------ Dataset excerpt

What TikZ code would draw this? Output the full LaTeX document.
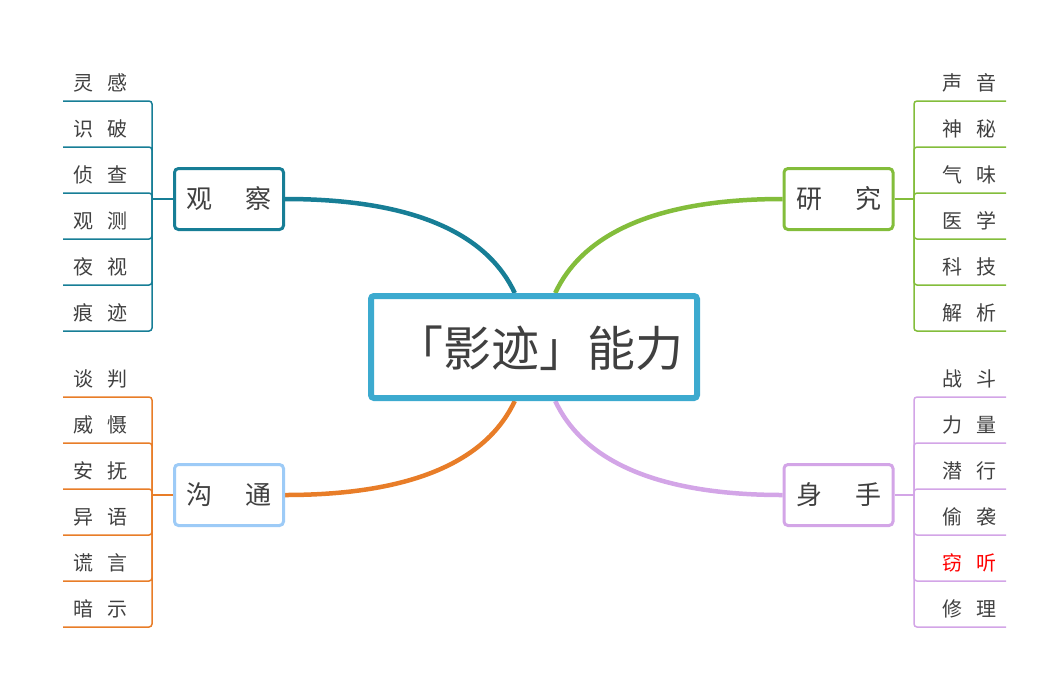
\documentclass[tikz,border=0pt]{standalone}
\usepackage{fontspec}
\newfontfamily\cjk{Noto Sans CJK SC}
\usetikzlibrary{calc,backgrounds}
\definecolor{tealc}{HTML}{177E96}
\definecolor{greenc}{HTML}{83BD3B}
\definecolor{orangec}{HTML}{E87D28}
\definecolor{purplec}{HTML}{D3A5E7}
\definecolor{bluec}{HTML}{3CAACF}
\definecolor{lightbluec}{HTML}{9DCBF7}
\definecolor{txt}{HTML}{404040}
\begin{document}
\begin{tikzpicture}[x=1pt,y=-1pt,
  leaf/.style={font=\cjk\fontsize{20}{24}\selectfont, text=txt, inner sep=0pt},
  branch/.style={font=\cjk\fontsize{26}{30}\selectfont, text=txt, fill=white, line width=3pt, rounded corners=4pt, minimum width=109pt, minimum height=61pt, inner sep=0pt},
  curve/.style={line width=4.5pt},
  stem/.style={line width=2pt},
  under/.style={line width=1.5pt, rounded corners=3pt}]
\useasboundingbox (0,0) rectangle (1063,689);
% centre
\node[draw=bluec, fill=white, line width=6pt, rounded corners=3pt, minimum width=326pt, minimum height=102pt, inner sep=0pt] (c) at (534,347) {};
\node[font=\cjk\fontsize{48}{52}\selectfont, text=txt, inner sep=0pt] (ct) at (539,348) {「影迹」能力};
% branches
\node[branch, draw=tealc] (obs) at (229,199) {观\hspace{33pt}察};
\node[branch, draw=greenc] (res) at (838.5,199) {研\hspace{33pt}究};
\node[branch, draw=lightbluec] (com) at (229,495) {沟\hspace{33pt}通};
\node[branch, draw=purplec] (phy) at (838.5,495) {身\hspace{33pt}手};
\coordinate (ctl) at ($(c.north west)!0.442!(c.north east)$);
\coordinate (ctr) at ($(c.north west)!0.564!(c.north east)$);
\coordinate (cbl) at ($(c.south west)!0.442!(c.south east)$);
\coordinate (cbr) at ($(c.south west)!0.564!(c.south east)$);
\begin{scope}[on background layer]
\draw[curve, tealc] (obs.east) .. controls (425,199) and (490,240) .. (ctl);
\draw[curve, greenc] (res.west) .. controls (645,199) and (580,240) .. (ctr);
\draw[curve, orangec] (com.east) .. controls (425,495) and (490,454) .. (cbl);
\draw[curve, purplec] (phy.west) .. controls (645,495) and (580,454) .. (cbr);
\end{scope}
% junctions
\coordinate (jo) at (152,199);
\coordinate (jr) at (914,199);
\coordinate (jc) at (152,495);
\coordinate (jp) at (914,495);
\draw[stem, tealc] (obs.west) -- (jo);
\draw[stem, greenc] (res.east) -- (jr);
\draw[stem, orangec] (com.west) -- (jc);
\draw[stem, purplec] (phy.east) -- (jp);
% leaves
\foreach \t [count=\i from 0] in {灵\hspace{14pt}感, 识\hspace{14pt}破, 侦\hspace{14pt}查, 观\hspace{14pt}测, 夜\hspace{14pt}视, 痕\hspace{14pt}迹} {
  \pgfmathsetmacro\yy{101+46*\i}
  \node[leaf] (ol\i) at (100,\yy-18) {\t};
  \coordinate (ou\i) at (63,\yy);
  \draw[under, tealc] (jo) |- (ou\i);
}
\foreach \t [count=\i from 0] in {声\hspace{14pt}音, 神\hspace{14pt}秘, 气\hspace{14pt}味, 医\hspace{14pt}学, 科\hspace{14pt}技, 解\hspace{14pt}析} {
  \pgfmathsetmacro\yy{101+46*\i}
  \node[leaf] (rl\i) at (969,\yy-18) {\t};
  \coordinate (ru\i) at (1006,\yy);
  \draw[under, greenc] (jr) |- (ru\i);
}
\foreach \t [count=\i from 0] in {谈\hspace{14pt}判, 威\hspace{14pt}慑, 安\hspace{14pt}抚, 异\hspace{14pt}语, 谎\hspace{14pt}言, 暗\hspace{14pt}示} {
  \pgfmathsetmacro\yy{397+46*\i}
  \node[leaf] (cl\i) at (100,\yy-18) {\t};
  \coordinate (cu\i) at (63,\yy);
  \draw[under, orangec] (jc) |- (cu\i);
}
\foreach \t [count=\i from 0] in {战\hspace{14pt}斗, 力\hspace{14pt}量, 潜\hspace{14pt}行, 偷\hspace{14pt}袭, {\color{red}窃\hspace{14pt}听}, 修\hspace{14pt}理} {
  \pgfmathsetmacro\yy{397+46*\i}
  \node[leaf] (pl\i) at (969,\yy-18) {\t};
  \coordinate (pu\i) at (1006,\yy);
  \draw[under, purplec] (jp) |- (pu\i);
}
\end{tikzpicture}
\end{document}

------------

Reproduce the listing above exactly, excluding all pictures.

Response to the task →
What TikZ code would draw this? Output the full LaTeX document.
\documentclass[tikz,border=0pt]{standalone}
\usepackage{fontspec}
\newfontfamily\cjk{Noto Sans CJK SC}
\usetikzlibrary{calc,backgrounds}
\definecolor{tealc}{HTML}{177E96}
\definecolor{greenc}{HTML}{83BD3B}
\definecolor{orangec}{HTML}{E87D28}
\definecolor{purplec}{HTML}{D3A5E7}
\definecolor{bluec}{HTML}{3CAACF}
\definecolor{lightbluec}{HTML}{9DCBF7}
\definecolor{txt}{HTML}{404040}
\begin{document}
\begin{tikzpicture}[x=1pt,y=-1pt,
  leaf/.style={font=\cjk\fontsize{20}{24}\selectfont, text=txt, inner sep=0pt},
  branch/.style={font=\cjk\fontsize{26}{30}\selectfont, text=txt, fill=white, line width=3pt, rounded corners=4pt, minimum width=109pt, minimum height=61pt, inner sep=0pt},
  curve/.style={line width=4.5pt},
  stem/.style={line width=2pt},
  under/.style={line width=1.5pt, rounded corners=3pt}]
\useasboundingbox (0,0) rectangle (1063,689);
% centre
\node[draw=bluec, fill=white, line width=6pt, rounded corners=3pt, minimum width=326pt, minimum height=102pt, inner sep=0pt] (c) at (534,347) {};
\node[font=\cjk\fontsize{48}{52}\selectfont, text=txt, inner sep=0pt] (ct) at (539,348) {「影迹」能力};
% branches
\node[branch, draw=tealc] (obs) at (229,199) {观\hspace{33pt}察};
\node[branch, draw=greenc] (res) at (838.5,199) {研\hspace{33pt}究};
\node[branch, draw=lightbluec] (com) at (229,495) {沟\hspace{33pt}通};
\node[branch, draw=purplec] (phy) at (838.5,495) {身\hspace{33pt}手};
\coordinate (ctl) at ($(c.north west)!0.442!(c.north east)$);
\coordinate (ctr) at ($(c.north west)!0.564!(c.north east)$);
\coordinate (cbl) at ($(c.south west)!0.442!(c.south east)$);
\coordinate (cbr) at ($(c.south west)!0.564!(c.south east)$);
\begin{scope}[on background layer]
\draw[curve, tealc] (obs.east) .. controls (425,199) and (490,240) .. (ctl);
\draw[curve, greenc] (res.west) .. controls (645,199) and (580,240) .. (ctr);
\draw[curve, orangec] (com.east) .. controls (425,495) and (490,454) .. (cbl);
\draw[curve, purplec] (phy.west) .. controls (645,495) and (580,454) .. (cbr);
\end{scope}
% junctions
\coordinate (jo) at (152,199);
\coordinate (jr) at (914,199);
\coordinate (jc) at (152,495);
\coordinate (jp) at (914,495);
\draw[stem, tealc] (obs.west) -- (jo);
\draw[stem, greenc] (res.east) -- (jr);
\draw[stem, orangec] (com.west) -- (jc);
\draw[stem, purplec] (phy.east) -- (jp);
% leaves
\foreach \t [count=\i from 0] in {灵\hspace{14pt}感, 识\hspace{14pt}破, 侦\hspace{14pt}查, 观\hspace{14pt}测, 夜\hspace{14pt}视, 痕\hspace{14pt}迹} {
  \pgfmathsetmacro\yy{101+46*\i}
  \node[leaf] (ol\i) at (100,\yy-18) {\t};
  \coordinate (ou\i) at (63,\yy);
  \draw[under, tealc] (jo) |- (ou\i);
}
\foreach \t [count=\i from 0] in {声\hspace{14pt}音, 神\hspace{14pt}秘, 气\hspace{14pt}味, 医\hspace{14pt}学, 科\hspace{14pt}技, 解\hspace{14pt}析} {
  \pgfmathsetmacro\yy{101+46*\i}
  \node[leaf] (rl\i) at (969,\yy-18) {\t};
  \coordinate (ru\i) at (1006,\yy);
  \draw[under, greenc] (jr) |- (ru\i);
}
\foreach \t [count=\i from 0] in {谈\hspace{14pt}判, 威\hspace{14pt}慑, 安\hspace{14pt}抚, 异\hspace{14pt}语, 谎\hspace{14pt}言, 暗\hspace{14pt}示} {
  \pgfmathsetmacro\yy{397+46*\i}
  \node[leaf] (cl\i) at (100,\yy-18) {\t};
  \coordinate (cu\i) at (63,\yy);
  \draw[under, orangec] (jc) |- (cu\i);
}
\foreach \t [count=\i from 0] in {战\hspace{14pt}斗, 力\hspace{14pt}量, 潜\hspace{14pt}行, 偷\hspace{14pt}袭, {\color{red}窃\hspace{14pt}听}, 修\hspace{14pt}理} {
  \pgfmathsetmacro\yy{397+46*\i}
  \node[leaf] (pl\i) at (969,\yy-18) {\t};
  \coordinate (pu\i) at (1006,\yy);
  \draw[under, purplec] (jp) |- (pu\i);
}
\end{tikzpicture}
\end{document}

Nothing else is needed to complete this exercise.